#### [Directions for this task]
Exactly as written, retype the listing below, omitting the pictures.
● ● ● ● ● ● ●
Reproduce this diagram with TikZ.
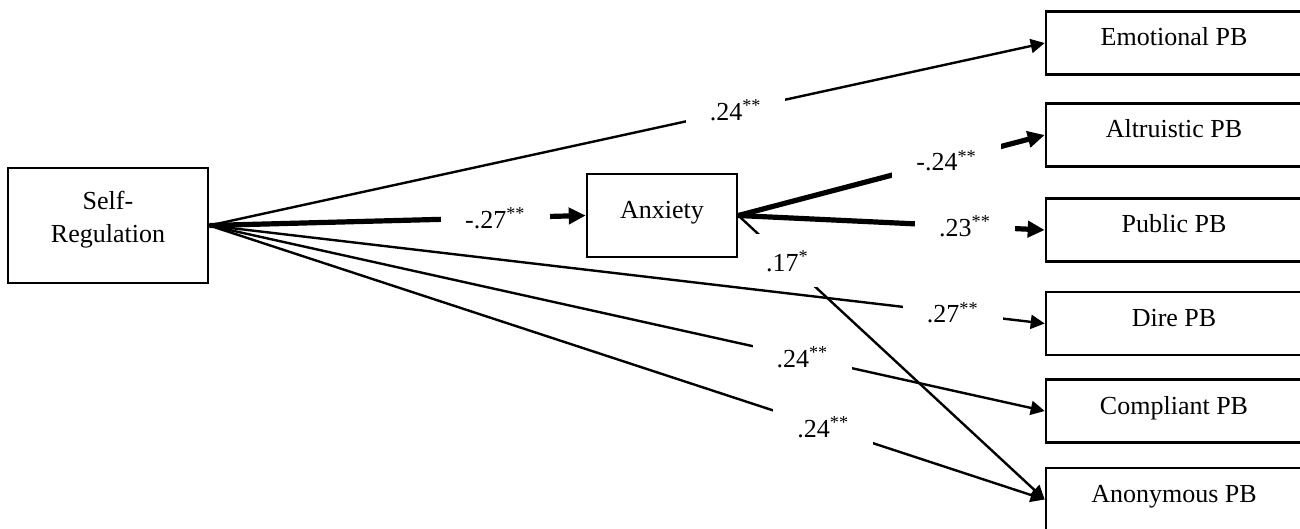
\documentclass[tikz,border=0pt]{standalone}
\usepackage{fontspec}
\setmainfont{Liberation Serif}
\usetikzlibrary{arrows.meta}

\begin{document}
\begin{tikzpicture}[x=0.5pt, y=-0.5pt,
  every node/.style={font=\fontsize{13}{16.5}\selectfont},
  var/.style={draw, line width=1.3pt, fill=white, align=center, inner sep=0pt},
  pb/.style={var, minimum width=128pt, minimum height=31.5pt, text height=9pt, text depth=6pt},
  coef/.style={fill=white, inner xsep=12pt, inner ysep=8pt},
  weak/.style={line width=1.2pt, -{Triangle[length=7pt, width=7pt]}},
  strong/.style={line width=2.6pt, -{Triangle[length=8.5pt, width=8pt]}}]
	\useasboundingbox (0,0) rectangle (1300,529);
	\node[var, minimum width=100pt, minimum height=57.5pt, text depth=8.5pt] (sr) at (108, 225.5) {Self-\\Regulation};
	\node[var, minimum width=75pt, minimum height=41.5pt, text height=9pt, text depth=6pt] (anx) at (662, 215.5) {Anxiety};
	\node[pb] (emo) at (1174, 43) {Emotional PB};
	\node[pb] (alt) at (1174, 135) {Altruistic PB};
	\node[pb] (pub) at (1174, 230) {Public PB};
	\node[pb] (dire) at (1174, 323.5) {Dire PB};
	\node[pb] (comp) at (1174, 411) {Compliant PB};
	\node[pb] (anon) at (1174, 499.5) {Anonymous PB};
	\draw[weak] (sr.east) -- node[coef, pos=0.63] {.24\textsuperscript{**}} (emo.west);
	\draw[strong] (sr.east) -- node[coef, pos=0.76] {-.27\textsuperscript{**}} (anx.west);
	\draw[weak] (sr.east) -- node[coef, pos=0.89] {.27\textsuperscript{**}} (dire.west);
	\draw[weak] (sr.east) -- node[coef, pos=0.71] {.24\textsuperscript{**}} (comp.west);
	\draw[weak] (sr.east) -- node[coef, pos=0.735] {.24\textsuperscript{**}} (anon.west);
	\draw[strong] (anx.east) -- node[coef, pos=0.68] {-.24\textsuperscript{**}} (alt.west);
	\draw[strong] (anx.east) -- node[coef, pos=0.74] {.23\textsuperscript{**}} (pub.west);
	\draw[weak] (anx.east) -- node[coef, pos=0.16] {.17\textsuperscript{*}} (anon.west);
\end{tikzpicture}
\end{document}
● ● ● ● ● ● ●
#### [Answer to this problem]
Reproduce this diagram with TikZ.
\documentclass[tikz,border=0pt]{standalone}
\usepackage{fontspec}
\setmainfont{Liberation Serif}
\usetikzlibrary{arrows.meta}

\begin{document}
\begin{tikzpicture}[x=0.5pt, y=-0.5pt,
  every node/.style={font=\fontsize{13}{16.5}\selectfont},
  var/.style={draw, line width=1.3pt, fill=white, align=center, inner sep=0pt},
  pb/.style={var, minimum width=128pt, minimum height=31.5pt, text height=9pt, text depth=6pt},
  coef/.style={fill=white, inner xsep=12pt, inner ysep=8pt},
  weak/.style={line width=1.2pt, -{Triangle[length=7pt, width=7pt]}},
  strong/.style={line width=2.6pt, -{Triangle[length=8.5pt, width=8pt]}}]
	\useasboundingbox (0,0) rectangle (1300,529);
	\node[var, minimum width=100pt, minimum height=57.5pt, text depth=8.5pt] (sr) at (108, 225.5) {Self-\\Regulation};
	\node[var, minimum width=75pt, minimum height=41.5pt, text height=9pt, text depth=6pt] (anx) at (662, 215.5) {Anxiety};
	\node[pb] (emo) at (1174, 43) {Emotional PB};
	\node[pb] (alt) at (1174, 135) {Altruistic PB};
	\node[pb] (pub) at (1174, 230) {Public PB};
	\node[pb] (dire) at (1174, 323.5) {Dire PB};
	\node[pb] (comp) at (1174, 411) {Compliant PB};
	\node[pb] (anon) at (1174, 499.5) {Anonymous PB};
	\draw[weak] (sr.east) -- node[coef, pos=0.63] {.24\textsuperscript{**}} (emo.west);
	\draw[strong] (sr.east) -- node[coef, pos=0.76] {-.27\textsuperscript{**}} (anx.west);
	\draw[weak] (sr.east) -- node[coef, pos=0.89] {.27\textsuperscript{**}} (dire.west);
	\draw[weak] (sr.east) -- node[coef, pos=0.71] {.24\textsuperscript{**}} (comp.west);
	\draw[weak] (sr.east) -- node[coef, pos=0.735] {.24\textsuperscript{**}} (anon.west);
	\draw[strong] (anx.east) -- node[coef, pos=0.68] {-.24\textsuperscript{**}} (alt.west);
	\draw[strong] (anx.east) -- node[coef, pos=0.74] {.23\textsuperscript{**}} (pub.west);
	\draw[weak] (anx.east) -- node[coef, pos=0.16] {.17\textsuperscript{*}} (anon.west);
\end{tikzpicture}
\end{document}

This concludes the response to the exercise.